#### [Exercise instructions]
Skip the pictures. Set down, word for word, the lines from the start of the material up to and including the line with "91, 79, 68, 59, 52, 47, 44, 42, 41, 41]".

#### [Collected material]
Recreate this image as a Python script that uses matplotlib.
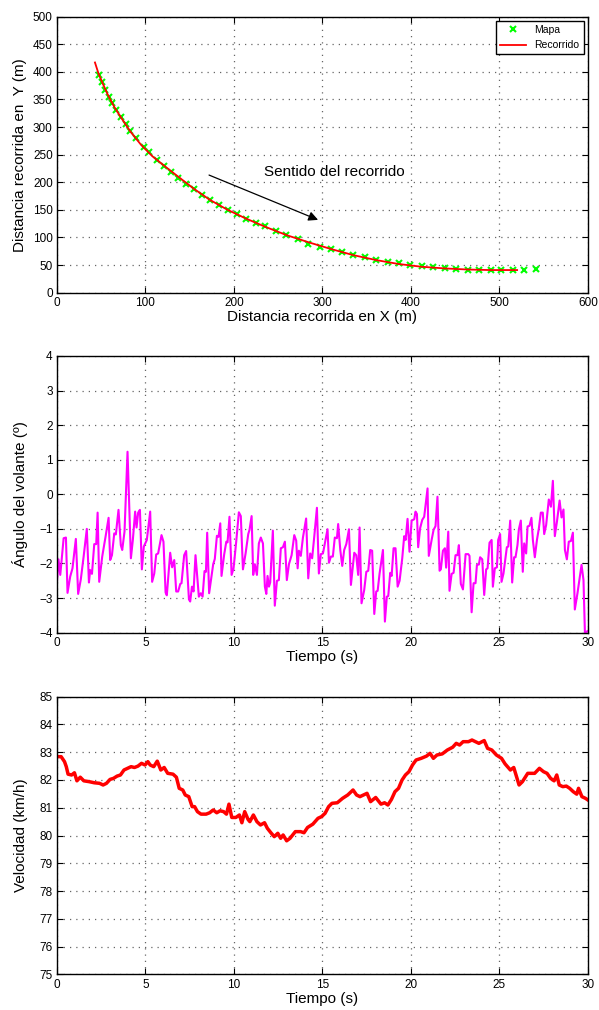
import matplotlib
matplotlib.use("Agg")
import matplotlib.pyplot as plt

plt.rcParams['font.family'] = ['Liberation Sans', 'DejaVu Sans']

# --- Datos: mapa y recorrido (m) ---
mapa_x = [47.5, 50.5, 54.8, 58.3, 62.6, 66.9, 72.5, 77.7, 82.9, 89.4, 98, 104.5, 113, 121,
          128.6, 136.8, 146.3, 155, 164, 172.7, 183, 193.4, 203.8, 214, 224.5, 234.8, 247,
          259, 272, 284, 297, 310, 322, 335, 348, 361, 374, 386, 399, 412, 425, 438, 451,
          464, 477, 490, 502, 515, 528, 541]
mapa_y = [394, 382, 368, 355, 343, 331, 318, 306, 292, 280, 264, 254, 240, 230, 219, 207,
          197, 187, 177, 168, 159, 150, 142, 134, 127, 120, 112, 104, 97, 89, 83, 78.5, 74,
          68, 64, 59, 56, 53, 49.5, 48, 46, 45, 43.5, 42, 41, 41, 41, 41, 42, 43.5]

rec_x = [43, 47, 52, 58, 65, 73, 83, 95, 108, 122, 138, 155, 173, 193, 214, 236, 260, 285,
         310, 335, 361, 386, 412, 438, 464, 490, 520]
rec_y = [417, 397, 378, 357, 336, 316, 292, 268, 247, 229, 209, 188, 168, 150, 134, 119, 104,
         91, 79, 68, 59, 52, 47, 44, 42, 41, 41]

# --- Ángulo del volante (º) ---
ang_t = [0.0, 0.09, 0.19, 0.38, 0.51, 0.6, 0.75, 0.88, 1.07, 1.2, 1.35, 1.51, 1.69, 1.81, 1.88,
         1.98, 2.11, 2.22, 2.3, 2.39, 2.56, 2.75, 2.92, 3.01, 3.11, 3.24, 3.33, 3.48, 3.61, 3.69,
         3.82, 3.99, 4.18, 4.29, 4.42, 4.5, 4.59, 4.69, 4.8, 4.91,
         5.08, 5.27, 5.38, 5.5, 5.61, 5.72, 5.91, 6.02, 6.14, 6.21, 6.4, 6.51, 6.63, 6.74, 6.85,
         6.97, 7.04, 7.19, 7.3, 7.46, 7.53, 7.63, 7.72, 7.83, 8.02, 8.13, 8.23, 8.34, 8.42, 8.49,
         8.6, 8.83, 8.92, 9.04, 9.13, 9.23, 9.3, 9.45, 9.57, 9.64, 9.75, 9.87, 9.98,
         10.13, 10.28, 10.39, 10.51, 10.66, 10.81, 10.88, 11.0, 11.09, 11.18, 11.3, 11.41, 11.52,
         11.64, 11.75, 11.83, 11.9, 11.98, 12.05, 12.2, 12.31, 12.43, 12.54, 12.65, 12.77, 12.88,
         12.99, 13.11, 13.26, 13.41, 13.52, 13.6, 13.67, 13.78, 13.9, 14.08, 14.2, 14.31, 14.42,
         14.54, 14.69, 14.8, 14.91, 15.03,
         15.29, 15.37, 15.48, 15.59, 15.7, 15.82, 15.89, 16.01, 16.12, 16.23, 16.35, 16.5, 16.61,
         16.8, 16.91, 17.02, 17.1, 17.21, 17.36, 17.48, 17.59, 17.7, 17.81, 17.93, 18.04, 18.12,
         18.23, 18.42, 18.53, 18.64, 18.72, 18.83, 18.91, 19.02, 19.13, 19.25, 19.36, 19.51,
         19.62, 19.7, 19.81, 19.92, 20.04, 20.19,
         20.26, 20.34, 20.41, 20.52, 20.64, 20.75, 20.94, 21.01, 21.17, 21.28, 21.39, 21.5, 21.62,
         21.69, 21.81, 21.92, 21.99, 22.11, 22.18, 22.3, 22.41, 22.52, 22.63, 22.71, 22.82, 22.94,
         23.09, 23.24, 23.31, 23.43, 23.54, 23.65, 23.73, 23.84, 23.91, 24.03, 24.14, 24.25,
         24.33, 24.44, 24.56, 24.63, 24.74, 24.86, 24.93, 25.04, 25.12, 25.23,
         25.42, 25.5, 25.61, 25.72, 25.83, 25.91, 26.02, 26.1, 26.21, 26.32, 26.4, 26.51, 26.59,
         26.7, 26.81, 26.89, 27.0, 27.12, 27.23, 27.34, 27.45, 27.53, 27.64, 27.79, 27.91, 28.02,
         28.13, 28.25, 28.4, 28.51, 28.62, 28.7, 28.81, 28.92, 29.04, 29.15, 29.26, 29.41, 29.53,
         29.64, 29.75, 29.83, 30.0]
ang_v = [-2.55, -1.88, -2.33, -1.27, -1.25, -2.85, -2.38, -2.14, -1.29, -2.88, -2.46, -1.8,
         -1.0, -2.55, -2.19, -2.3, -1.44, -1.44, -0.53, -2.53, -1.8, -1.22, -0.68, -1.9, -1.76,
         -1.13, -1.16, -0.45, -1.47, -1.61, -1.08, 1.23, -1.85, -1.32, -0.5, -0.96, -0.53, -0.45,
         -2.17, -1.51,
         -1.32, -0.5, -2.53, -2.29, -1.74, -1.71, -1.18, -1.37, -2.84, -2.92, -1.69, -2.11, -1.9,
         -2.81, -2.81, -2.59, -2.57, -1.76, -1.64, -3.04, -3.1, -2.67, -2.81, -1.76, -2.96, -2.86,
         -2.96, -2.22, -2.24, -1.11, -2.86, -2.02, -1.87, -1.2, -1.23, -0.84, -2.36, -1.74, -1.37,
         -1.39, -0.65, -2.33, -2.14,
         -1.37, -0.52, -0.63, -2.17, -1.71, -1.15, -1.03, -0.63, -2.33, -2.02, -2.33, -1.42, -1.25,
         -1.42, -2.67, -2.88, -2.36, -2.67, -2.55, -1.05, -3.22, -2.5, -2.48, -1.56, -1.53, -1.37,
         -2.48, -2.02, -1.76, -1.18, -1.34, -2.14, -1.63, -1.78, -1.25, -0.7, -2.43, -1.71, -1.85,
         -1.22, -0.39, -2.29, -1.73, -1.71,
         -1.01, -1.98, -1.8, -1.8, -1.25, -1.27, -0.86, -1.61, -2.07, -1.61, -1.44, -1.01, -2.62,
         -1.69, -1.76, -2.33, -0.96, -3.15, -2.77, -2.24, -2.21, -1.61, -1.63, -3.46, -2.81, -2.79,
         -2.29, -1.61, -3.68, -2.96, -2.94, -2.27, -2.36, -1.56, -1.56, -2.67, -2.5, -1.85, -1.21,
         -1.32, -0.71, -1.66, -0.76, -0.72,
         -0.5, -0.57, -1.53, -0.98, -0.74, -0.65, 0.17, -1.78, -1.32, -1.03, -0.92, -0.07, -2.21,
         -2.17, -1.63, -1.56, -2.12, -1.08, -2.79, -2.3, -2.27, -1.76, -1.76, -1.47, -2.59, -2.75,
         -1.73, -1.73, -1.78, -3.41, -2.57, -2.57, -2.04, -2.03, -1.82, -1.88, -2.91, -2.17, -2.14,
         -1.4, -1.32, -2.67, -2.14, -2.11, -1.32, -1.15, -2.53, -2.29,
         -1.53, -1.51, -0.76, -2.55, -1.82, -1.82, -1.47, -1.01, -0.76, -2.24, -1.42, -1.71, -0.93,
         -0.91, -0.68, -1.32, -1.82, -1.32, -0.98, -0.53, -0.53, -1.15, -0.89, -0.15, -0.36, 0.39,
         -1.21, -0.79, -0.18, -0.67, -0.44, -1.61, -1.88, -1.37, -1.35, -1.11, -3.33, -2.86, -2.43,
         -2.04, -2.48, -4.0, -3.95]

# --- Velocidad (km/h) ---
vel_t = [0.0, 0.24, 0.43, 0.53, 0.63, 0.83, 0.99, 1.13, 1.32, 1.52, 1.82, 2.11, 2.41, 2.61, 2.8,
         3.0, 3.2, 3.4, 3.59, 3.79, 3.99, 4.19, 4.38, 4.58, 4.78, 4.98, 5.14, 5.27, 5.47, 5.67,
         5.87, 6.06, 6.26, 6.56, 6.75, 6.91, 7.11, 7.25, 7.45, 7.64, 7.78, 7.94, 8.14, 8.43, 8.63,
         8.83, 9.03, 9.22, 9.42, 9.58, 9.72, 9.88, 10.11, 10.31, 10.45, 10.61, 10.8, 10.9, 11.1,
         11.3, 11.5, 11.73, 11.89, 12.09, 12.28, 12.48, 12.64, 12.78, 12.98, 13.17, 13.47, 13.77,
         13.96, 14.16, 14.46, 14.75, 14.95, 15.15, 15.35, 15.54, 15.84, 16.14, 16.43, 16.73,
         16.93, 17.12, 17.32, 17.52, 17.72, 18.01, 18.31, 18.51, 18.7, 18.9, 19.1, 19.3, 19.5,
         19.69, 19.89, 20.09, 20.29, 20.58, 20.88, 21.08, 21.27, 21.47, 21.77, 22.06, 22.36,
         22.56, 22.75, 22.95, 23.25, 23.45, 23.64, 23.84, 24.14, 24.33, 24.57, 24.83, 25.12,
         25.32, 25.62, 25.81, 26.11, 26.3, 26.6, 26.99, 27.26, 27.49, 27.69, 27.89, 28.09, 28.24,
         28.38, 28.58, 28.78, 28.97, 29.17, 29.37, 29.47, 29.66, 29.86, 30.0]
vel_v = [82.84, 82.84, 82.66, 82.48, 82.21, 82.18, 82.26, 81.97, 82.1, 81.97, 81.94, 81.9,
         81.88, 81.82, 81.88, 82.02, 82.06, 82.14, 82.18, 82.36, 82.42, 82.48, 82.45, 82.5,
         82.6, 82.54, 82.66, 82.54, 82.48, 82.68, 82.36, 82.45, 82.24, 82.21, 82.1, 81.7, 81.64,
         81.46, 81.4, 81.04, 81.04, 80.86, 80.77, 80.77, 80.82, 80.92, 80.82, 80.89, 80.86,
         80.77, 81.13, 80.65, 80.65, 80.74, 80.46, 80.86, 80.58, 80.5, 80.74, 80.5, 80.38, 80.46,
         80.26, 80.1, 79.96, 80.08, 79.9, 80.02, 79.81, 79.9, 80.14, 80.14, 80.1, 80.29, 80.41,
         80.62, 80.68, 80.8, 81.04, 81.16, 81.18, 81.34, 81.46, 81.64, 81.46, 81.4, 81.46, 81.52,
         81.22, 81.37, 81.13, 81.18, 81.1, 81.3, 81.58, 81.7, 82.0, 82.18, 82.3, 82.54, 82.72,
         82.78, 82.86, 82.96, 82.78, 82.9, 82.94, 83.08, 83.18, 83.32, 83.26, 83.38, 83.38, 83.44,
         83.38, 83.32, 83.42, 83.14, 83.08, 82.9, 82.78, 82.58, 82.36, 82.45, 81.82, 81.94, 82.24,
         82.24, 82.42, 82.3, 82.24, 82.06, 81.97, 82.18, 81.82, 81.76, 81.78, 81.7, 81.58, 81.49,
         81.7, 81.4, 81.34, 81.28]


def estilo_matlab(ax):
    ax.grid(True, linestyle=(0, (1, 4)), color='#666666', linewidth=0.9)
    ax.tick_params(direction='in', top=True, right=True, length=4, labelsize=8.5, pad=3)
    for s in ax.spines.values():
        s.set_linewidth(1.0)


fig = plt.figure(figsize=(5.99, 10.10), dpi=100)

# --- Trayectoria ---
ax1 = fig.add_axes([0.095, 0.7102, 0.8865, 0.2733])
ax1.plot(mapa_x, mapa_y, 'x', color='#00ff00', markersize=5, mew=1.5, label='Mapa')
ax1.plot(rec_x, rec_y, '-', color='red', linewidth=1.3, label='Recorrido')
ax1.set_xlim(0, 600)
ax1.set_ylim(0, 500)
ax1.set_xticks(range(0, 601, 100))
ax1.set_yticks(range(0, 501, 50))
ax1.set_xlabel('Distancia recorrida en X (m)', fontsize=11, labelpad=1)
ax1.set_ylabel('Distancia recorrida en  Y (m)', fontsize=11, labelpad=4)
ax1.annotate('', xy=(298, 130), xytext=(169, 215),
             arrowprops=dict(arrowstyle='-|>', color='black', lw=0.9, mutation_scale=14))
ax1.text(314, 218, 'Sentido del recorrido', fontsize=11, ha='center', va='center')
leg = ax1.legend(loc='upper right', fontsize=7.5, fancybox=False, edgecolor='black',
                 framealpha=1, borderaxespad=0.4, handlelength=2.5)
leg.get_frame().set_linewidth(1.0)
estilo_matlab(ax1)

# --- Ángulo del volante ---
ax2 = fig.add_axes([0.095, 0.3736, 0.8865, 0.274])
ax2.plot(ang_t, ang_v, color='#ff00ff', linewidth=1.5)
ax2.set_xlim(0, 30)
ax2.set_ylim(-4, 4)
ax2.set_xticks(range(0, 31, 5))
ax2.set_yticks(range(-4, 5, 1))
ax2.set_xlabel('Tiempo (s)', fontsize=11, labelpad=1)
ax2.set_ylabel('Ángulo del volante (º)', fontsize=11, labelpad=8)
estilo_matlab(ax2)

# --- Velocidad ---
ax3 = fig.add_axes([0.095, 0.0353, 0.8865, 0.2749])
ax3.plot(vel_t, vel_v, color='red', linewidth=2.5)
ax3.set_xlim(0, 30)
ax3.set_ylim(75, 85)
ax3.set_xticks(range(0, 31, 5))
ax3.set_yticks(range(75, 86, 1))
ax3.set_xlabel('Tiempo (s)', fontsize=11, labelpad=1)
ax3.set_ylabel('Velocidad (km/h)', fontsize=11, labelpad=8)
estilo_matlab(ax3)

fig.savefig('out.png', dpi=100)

#### [In response]
Recreate this image as a Python script that uses matplotlib.
import matplotlib
matplotlib.use("Agg")
import matplotlib.pyplot as plt

plt.rcParams['font.family'] = ['Liberation Sans', 'DejaVu Sans']

# --- Datos: mapa y recorrido (m) ---
mapa_x = [47.5, 50.5, 54.8, 58.3, 62.6, 66.9, 72.5, 77.7, 82.9, 89.4, 98, 104.5, 113, 121,
          128.6, 136.8, 146.3, 155, 164, 172.7, 183, 193.4, 203.8, 214, 224.5, 234.8, 247,
          259, 272, 284, 297, 310, 322, 335, 348, 361, 374, 386, 399, 412, 425, 438, 451,
          464, 477, 490, 502, 515, 528, 541]
mapa_y = [394, 382, 368, 355, 343, 331, 318, 306, 292, 280, 264, 254, 240, 230, 219, 207,
          197, 187, 177, 168, 159, 150, 142, 134, 127, 120, 112, 104, 97, 89, 83, 78.5, 74,
          68, 64, 59, 56, 53, 49.5, 48, 46, 45, 43.5, 42, 41, 41, 41, 41, 42, 43.5]

rec_x = [43, 47, 52, 58, 65, 73, 83, 95, 108, 122, 138, 155, 173, 193, 214, 236, 260, 285,
         310, 335, 361, 386, 412, 438, 464, 490, 520]
rec_y = [417, 397, 378, 357, 336, 316, 292, 268, 247, 229, 209, 188, 168, 150, 134, 119, 104,
         91, 79, 68, 59, 52, 47, 44, 42, 41, 41]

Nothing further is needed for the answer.